God has that same right to say no and overrule the desires we ask of Him. He is sovereign over all, and when we can submit to Him and trust His judgement, we too can say with conviction, “thy will be done.”
There may come a time when we just can’t understand what God is doing and cry out to Him, “Why me, God?” Sometimes life’s burdens are heavy, and we would like an explanation.
Instead of asking God “why me,” better questions are “what can I learn from this situation,” or “how can I grow through this trial?”
Ask God if He is protecting you or your loved one, or has something better to give you than what you’ve lost.
It’s important to trust God’s timing, accept our limited understanding, and remember what we know is true about God.
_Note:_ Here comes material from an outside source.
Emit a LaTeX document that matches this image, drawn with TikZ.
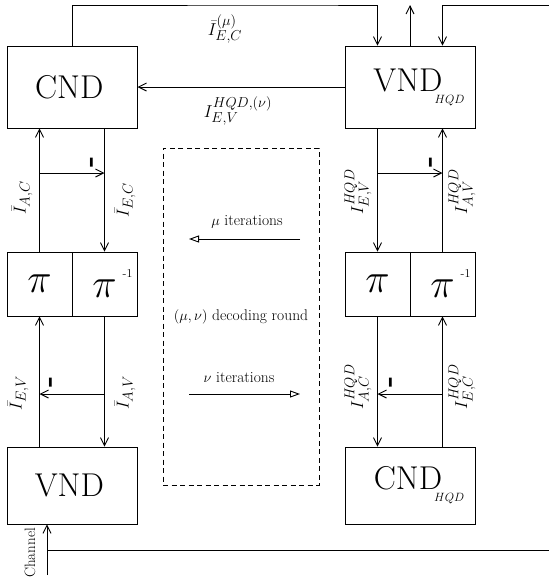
\documentclass[tikz,border=0pt]{standalone}
\usepackage{graphicx}
\usetikzlibrary{arrows.meta}
\newcommand\myBig{\fontsize{33}{40}\selectfont}
\newcommand\myLab{\fontsize{19}{22}\selectfont}
\newcommand\myIt{\fontsize{15.5}{18}\selectfont}
\newcommand\mySub{\fontsize{12.5}{15}\selectfont}
\newcommand\myPi{\fontsize{24.88}{30}\selectfont}
\newcommand\mySup{\fontsize{12}{14}\selectfont}
\newcommand\myTick{\fontsize{30}{34}\selectfont\bfseries}
\newcommand\myCh{\fontsize{15}{18}\selectfont}
\newcommand\bigpi{\scalebox{1.65}{$\pi$}}
\tikzset{
 ln/.style={line width=0.9pt},
 arr/.style={ln, -{Straight Barb[length=8pt,width=8pt,line width=0.9pt]}},
 tri/.style={ln, -{Triangle[open,length=10pt,width=7pt,line width=0.9pt]}},
 blk/.style={draw, line width=0.9pt, inner sep=0pt, font=\myBig},
 pibox/.style={blk, minimum width=65pt, minimum height=64pt, font=\myPi},
 lab/.style={font=\myLab, inner sep=0pt},
 rlab/.style={lab, rotate=90},
 tickmark/.style={font=\myTick, rotate=90, inner sep=0pt},
}
\begin{document}
\begin{tikzpicture}[x=1pt,y=-1pt]
\useasboundingbox (0,0) rectangle (549,587);
% blocks
\node[blk, minimum width=129.5pt, minimum height=82pt] (cnd) at (72.3,87) {CND\kern6pt};
\node[blk, minimum width=130pt, minimum height=82pt] (vndh) at (410,87) {\kern18pt VND\kern-8pt\raisebox{-12pt}{\mySub$HQD$}};
\node[pibox] (pla) at (39.5,284) {\bigpi};
\node[pibox] (plb) at (104.5,284) {\bigpi\rlap{\kern6pt\raisebox{20pt}{\mySup -1}}};
\node[pibox] (pra) at (377.5,284) {\bigpi};
\node[pibox] (prb) at (442.5,284) {\bigpi\rlap{\kern6pt\raisebox{20pt}{\mySup -1}}};
\node[blk, minimum width=129.5pt, minimum height=77pt] (vnd) at (72.3,485.5) {VND\kern6pt};
\node[blk, minimum width=130pt, minimum height=77pt] (cndh) at (410,485.5) {\kern18pt CND\kern-8pt\raisebox{-12pt}{\mySub$HQD$}};
\node[draw, dash pattern=on 5pt off 3.5pt, line width=0.9pt, minimum width=156pt, minimum height=337pt, inner sep=0pt, font=\myIt] (round) at (241,316.5) {$(\mu,\nu)$ decoding round};
% coordinates
\coordinate (top) at (300,5);
\coordinate (rin) at (549,5);
\coordinate (tapA) at (0,173);
\coordinate (tapB) at (0,394);
\coordinate (chs) at (47,575);
\coordinate (chr) at (549,550);
\coordinate (mua) at (300,239);
\coordinate (mub) at (189,239);
\coordinate (nua) at (189,394);
\coordinate (nub) at (300,394);
% top connections
\draw[arr] (cnd.north) |- (top) -| (vndh.north -| pra.north);
\draw[arr] (vndh.north) -- (vndh.north |- top);
\draw[arr] (rin) -| (vndh.north -| prb.north);
\draw[arr] (vndh.west) -- (cnd.east);
% left column
\draw[arr] (pla.north) -- (pla.north |- cnd.south);
\draw[arr] (plb.north |- cnd.south) -- (plb.north);
\draw[arr] (pla.north |- tapA) -- (plb.north |- tapA);
\draw[arr] (pla.south |- vnd.north) -- (pla.south);
\draw[arr] (plb.south) -- (plb.south |- vnd.north);
\draw[arr] (plb.south |- tapB) -- (pla.south |- tapB);
% right column
\draw[arr] (pra.north |- vndh.south) -- (pra.north);
\draw[arr] (prb.north) -- (prb.north |- vndh.south);
\draw[arr] (pra.north |- tapA) -- (prb.north |- tapA);
\draw[arr] (pra.south) -- (pra.south |- cndh.north);
\draw[arr] (prb.south |- cndh.north) -- (prb.south);
\draw[arr] (prb.south |- tapB) -- (pra.south |- tapB);
% channel
\draw[arr] (chs) -- (chs |- vnd.south);
\draw[ln] (chs |- chr) -- (chr);
% iterations
\draw[tri] (mua) -- (mub);
\draw[tri] (nua) -- (nub);
% labels
\node[lab] (lmu) at (225,29) {$\bar I^{(\mu)}_{E,C}$};
\node[lab] (lnu) at (238,111) {$I^{HQD,(\nu)}_{E,V}$};
\node[rlab] (l1) at (22,198) {$\bar I_{A,C}$};
\node[rlab] (l2) at (125,200) {$\bar I_{E,C}$};
\node[rlab] (l3) at (358,192) {$I^{HQD}_{E,V}$};
\node[rlab] (l4) at (462,192) {$I^{HQD}_{A,V}$};
\node[rlab] (l5) at (18,393) {$\bar I_{E,V}$};
\node[rlab] (l6) at (125,393) {$\bar I_{A,V}$};
\node[rlab] (l7) at (358,387) {$I^{HQD}_{A,C}$};
\node[rlab] (l8) at (462,387) {$I^{HQD}_{E,C}$};
\node[tickmark] (m1) at (94,162) {-};
\node[tickmark] (m2) at (433,162) {-};
\node[tickmark] (m3) at (53,382) {-};
\node[tickmark] (m4) at (393,382) {-};
\node[font=\myIt] (tmu) at (247,222) {$\mu$ iterations};
\node[font=\myIt] (tnu) at (239,378) {$\nu$ iterations};
\node[font=\myCh, rotate=90, inner sep=0pt] (ch) at (30,553) {Channel};
\end{tikzpicture}
\end{document}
He will never leave us. He loves us enough to give up His only Son for us. God is good- in all things. Remember His promises and reflect on how He has blessed and cared for you in the past.
What Do I Do Now God?
God’s “no” can leave us wondering what we are supposed to do next. His detour is unexpected, and the road is unfamiliar to us. The clear answer we desire doesn’t come.
Psalm 25 of David is a prayer for guidance. When we hold fast to our trust in our heavenly Father, He will give us what we need.
“Show me your ways, O Lord, teach me your paths; guide me in your truth and teach me, for you are God my Savior, and my hope is in you all day long.” Psalm 25:4-5.
What a beautiful prayer to pray when we need His wisdom to know what direction He has for us to follow.
When His no has crushed your spirit, the hurt can feel overwhelming. Express how you are feeling to Him; He longs to hold you in His arms. He wants you to place your heavy burden at His feet.
“Come to me, all you who are weary and burdened, and I will give you rest. Take my yoke upon you and learn from me, for I am gentle and humble in heart, and you will find rest for your souls.” Matthew 11:28-29.
Jesus promises love, healing, and peace for you.
We can have hope in times of discouragement and pain. While the enemy would love to see you slip into hopelessness, God helps us set aside discouragement.
He can help us see through the darkness and uncertainty to His light and truth.
Psalm 43 speaks of hope in a time of discouragement and a way to return to a confident focus on God’s promises.
“Why are you downcast, O my soul? Why so disturbed within me? Put your hope in God, for I will yet praise Him, my Savior and my God.” V5.
Disappointment is a sure part of our world. But since we are in Christ, our struggles are merely temporary. Letting go of earthly things and opening our hearts to God’s plan for our lives brings blessings and peace!
All Scripture is taken from the NIV unless specified otherwise.